Greater direction to be presented this week: DJIA, ASX 200, USD/JPY
The past two weeks of 2022 have been largely met with sideway moves, as a hawkish Fed kept the year-end positive seasonality in check but markets could find greater direction later this week.
Market Recap
After 2022 presented the worst year for Wall Street since 2008, the start of 2023 has seen European equities attempting a move higher but that came on the back of a light-volume environment as many markets were closed for the new year holiday. Otherwise, the past two weeks of 2022 have been largely met with sideway moves, as a hawkish Federal Reserve (Fed) kept the year-end positive seasonality in check. That could change later this week, as the US Purchasing Managers' Index (PMI) data releases, Federal Open Market Committee (FOMC) minutes and December US non-farm payrolls are lined up on the economic calendar, while trading volume returns. Interest rate expectations from the Fed and the trade-off for economic growth will likely remain as the spotlight to start the year, as market expectations remain split on whether the Fed’s terminal rate will need to warrant a move above 5%. The last inflation reading for 2022 (US core PCE price index) has barely matched expectations, which prompted a move higher in US Treasury yields.
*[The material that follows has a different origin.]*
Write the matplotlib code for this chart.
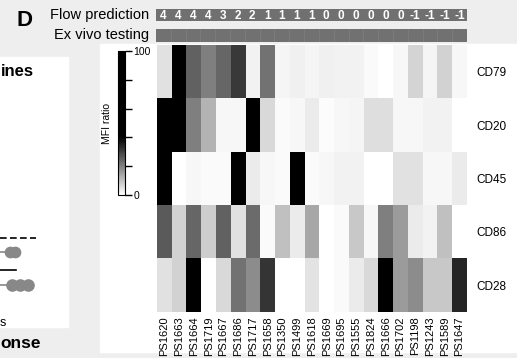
import numpy as np
import matplotlib
matplotlib.use("Agg")
import matplotlib.pyplot as plt
from matplotlib.colors import LinearSegmentedColormap, Normalize
from matplotlib.cm import ScalarMappable
from matplotlib.patches import Rectangle

plt.rcParams['font.family'] = ['Liberation Sans', 'DejaVu Sans']

# data
samples = ["PS1620", "PS1663", "PS1664", "PS1719", "PS1667", "PS1686", "PS1717",
           "PS1658", "PS1350", "PS1499", "PS1618", "PS1669", "PS1695", "PS1555",
           "PS1824", "PS1666", "PS1702", "PS1198", "PS1243", "PS1589", "PS1647"]
flow_prediction = [4, 4, 4, 4, 3, 2, 2, 1, 1, 1, 1, 0, 0, 0, 0, 0, 0, -1, -1, -1, -1]
markers = ["CD79", "CD20", "CD45", "CD86", "CD28"]
cd79 = [4.8, 100, 24.8, 20, 24, 31.2, 2, 22, 1.6, 2.4, 1.6, 2.4, 2, 2, 0.8, 0, 1.2, 6.8, 1.6, 7.2, 1.2]
cd20 = [100, 92, 20, 12, 1.2, 1.2, 85, 6, 0.8, 1.2, 3.2, 0.4, 1.2, 1.6, 5.2, 5.2, 1.2, 1.2, 2, 2, 0]
cd45 = [88, 0, 1.2, 0.8, 0.8, 70, 3.2, 1.2, 0.8, 78, 0.8, 1.2, 2, 2, 0, 0, 4.8, 4.8, 1.2, 1.2, 3.2]
cd86 = [26, 7.2, 24, 8, 24.8, 4.8, 23.2, 0.8, 10, 3.2, 14, 0, 0.8, 8.8, 1.2, 20, 16, 3.2, 2, 10, 0]
cd28 = [4.8, 7.2, 62, 0, 6, 22, 18, 32, 0, 0, 4.4, 0, 0.8, 3.2, 6, 55, 16, 18, 8.8, 8.8, 34]
cbar_ticks = [0, 20, 40, 60, 80, 100]
cbar_labels = ["0", "", "", "", "", "100"]

W, H = 517, 358


def rect(x0, y0, x1, y1):
    return [x0 / W, 1 - y1 / H, (x1 - x0) / W, (y1 - y0) / H]


fig = plt.figure(figsize=(W / 100, H / 100), dpi=100, facecolor="#eeeeee")

# background panels
fig.patches.append(Rectangle((100 / W, 1 - 352 / H), 417 / W, 308 / H,
                             transform=fig.transFigure, color="white", zorder=-10))
fig.patches.append(Rectangle((0, 1 - 327 / H), 68 / W, 270 / H,
                             transform=fig.transFigure, color="white", zorder=-10))

mfi = LinearSegmentedColormap.from_list("mfi", [(0, "white"), (0.4, "black"), (1, "black")])
norm = Normalize(0, 100)

# heatmap
ax = fig.add_axes(rect(157, 45, 467, 312))
grid = np.array([cd79, cd20, cd45, cd86, cd28])
ax.imshow(grid, cmap=mfi, norm=norm, aspect="auto", interpolation="nearest")
ax.set_xticks(range(len(samples)))
ax.set_xticklabels(samples, rotation=90, fontsize=8)
ax.set_yticks(range(len(markers)))
ax.set_yticklabels(markers, fontsize=8.5)
ax.yaxis.tick_right()
ax.tick_params(length=0)
ax.tick_params(axis="x", pad=3)
ax.tick_params(axis="y", pad=7)
for s in ax.spines.values():
    s.set_visible(False)

# flow prediction strip
axf = fig.add_axes(rect(156, 9, 467, 21))
axf.set_facecolor("#707070")
axf.set_xlim(-0.5, len(samples) - 0.5)
axf.set_ylim(0, 1)
for i, v in enumerate(flow_prediction):
    axf.text(i, 0.45, str(v), color="white", fontsize=8.5, fontweight="bold",
             ha="center", va="center")
axf.set_xticks([])
axf.set_yticks([])
for s in axf.spines.values():
    s.set_visible(False)

# ex vivo testing strip
axe = fig.add_axes(rect(156, 29, 467, 42))
axe.set_facecolor("#717171")
axe.set_xlim(-0.5, len(samples) - 0.5)
for i in range(1, len(samples)):
    axe.axvline(i - 0.5, color="#8a8a8a", lw=0.6, alpha=0.5)
axe.set_xticks([])
axe.set_yticks([])
for s in axe.spines.values():
    s.set_visible(False)

fig.text(149 / W, 1 - 15 / H, "Flow prediction", fontsize=10.5, ha="right", va="center")
fig.text(149 / W, 1 - 35 / H, "Ex vivo testing", fontsize=10.5, ha="right", va="center")
fig.text(17 / W, 1 - 21 / H, "D", fontsize=16, fontweight="bold", ha="left", va="center")

# colorbar
cax = fig.add_axes(rect(118, 51, 125, 195))
cb = fig.colorbar(ScalarMappable(norm=norm, cmap=mfi), cax=cax, ticks=cbar_ticks)
cb.set_ticklabels(cbar_labels)
cb.outline.set_linewidth(0.8)
cax.tick_params(length=5, width=1, labelsize=7.5, pad=1)
cax.yaxis.set_label_position("left")
cax.set_ylabel("MFI ratio", fontsize=7.5, labelpad=4)

# fragments of the neighbouring panel
fig.text(1 / W, 1 - 72 / H, "ines", fontsize=12, fontweight="bold", ha="left", va="center")
fig.text(0, 1 - 323 / H, "s", fontsize=9, ha="left", va="center")
fig.text(0, 1 - 343 / H, "onse", fontsize=12.5, fontweight="bold", ha="left", va="center")
axl = fig.add_axes(rect(0, 230, 40, 295))
axl.set_xlim(0, 40)
axl.set_ylim(295, 230)
axl.axis("off")
axl.plot([0, 36], [238, 238], color="black", lw=1.2, ls=(0, (4, 2)))
axl.plot([0, 16], [270, 270], color="black", lw=1.2)
axl.plot([0, 12], [252, 252], color="#888888", lw=1.2)
axl.scatter([10, 15], [252, 252], s=55, color="#888888", zorder=3)
axl.plot([0, 12], [285, 285], color="#888888", lw=1.2)
axl.scatter([12, 20, 28], [285, 285, 285], s=65, color="#888888", zorder=3)

fig.savefig("out.png", dpi=100, facecolor=fig.get_facecolor())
Further upside in yields could continue to pressure the rate-sensitive Nasdaq and keeping the preferences for value sectors alive for now.
Ahead of the US job release, expectations are for further moderation in US job gains to 200,000 from previous 263,000. Market participants may be hoping for a slight underperformance in job gains to prompt a cooler rate hike process from the Fed, but the Fed’s clear focus on keeping inflation under check could still leave pricing data as the key driver of market moves. The upcoming earnings season could also present a challenge for risk sentiments, as a trough in corporate earnings is unlikely to be seen as yet.
After a post-Fed sell-off in mid-December, the DJIA has been largely consolidating above a key 50% Fibonacci retracement level at 32,800, while awaiting a greater catalyst to spur a clear direction. Market breath has largely moderated to more neutral levels, with the percentage of stocks above its 50-day moving average (MA) back at the 50-mark from previous overbought conditions. Any failure for the 32,800 level to hold could potentially leave the 32,000 level in sight, where a downward trendline support will be put to the test.
Asia Open
Asian stocks look set for a negative open, with ASX -1.56% and KOSPI -1.51% at the time of writing. Japan market is closed today. The preliminary data for Singapore’s quarter four (Q4) gross domestic product (GDP) stands at 2.2% year-on-year, slightly higher than the 2.1% expected. Quarter-on-quarter, growth is up 0.2%. While the slight outperformance suggests some resilience in economic activities for now, the overall trend remains on the downside with the third straight quarter of moderation, while pressure on global trade activities could persist into the first quarter. Finding a bottom in growth could be on watch in 2023, as market sentiments may be sensitive to the narrative that the worst is over, as seen by the bullish sentiments in European equities to start the year on a lesser contraction in factory output.
For the ASX 200, the first trading day of 2023 has brought about a rough start as the key 7,000 level has failed to hold in today’s session. The decline also marked a downward break of its 200-day MA, which points to a bearish bias while moving average convergence/divergence (MACD) is edging into negative territory below zero. The 6,830 level may be on watch next, which marks a previous resistance-turned-support.
On the watchlist: USD/JPY back to retest 130.80 support after short-lived bounce
The Fed hitting peak hawkishness in its rate hike process and the expected timeline for a rate hike by the Bank of Japan’s (BoJ) inching closer in the first quarter of the new year have translated to an ongoing downward trend in the USD/JPY (大口), with the series of lower highs and lower lows presented since November 2022. Recent attempt for a bounce off the 130.80 level of support has been short-lived as gains were quick to be pared, with larger bearish candles overriding more measured attempts of dip-buying. Having been guided by a near-term descending channel pattern, a break below the 130.80 level could seem to pave the way towards the lower channel trendline at the 127.00 level next, as the policy divergence narrative between the two central banks could continue to cool in the coming months.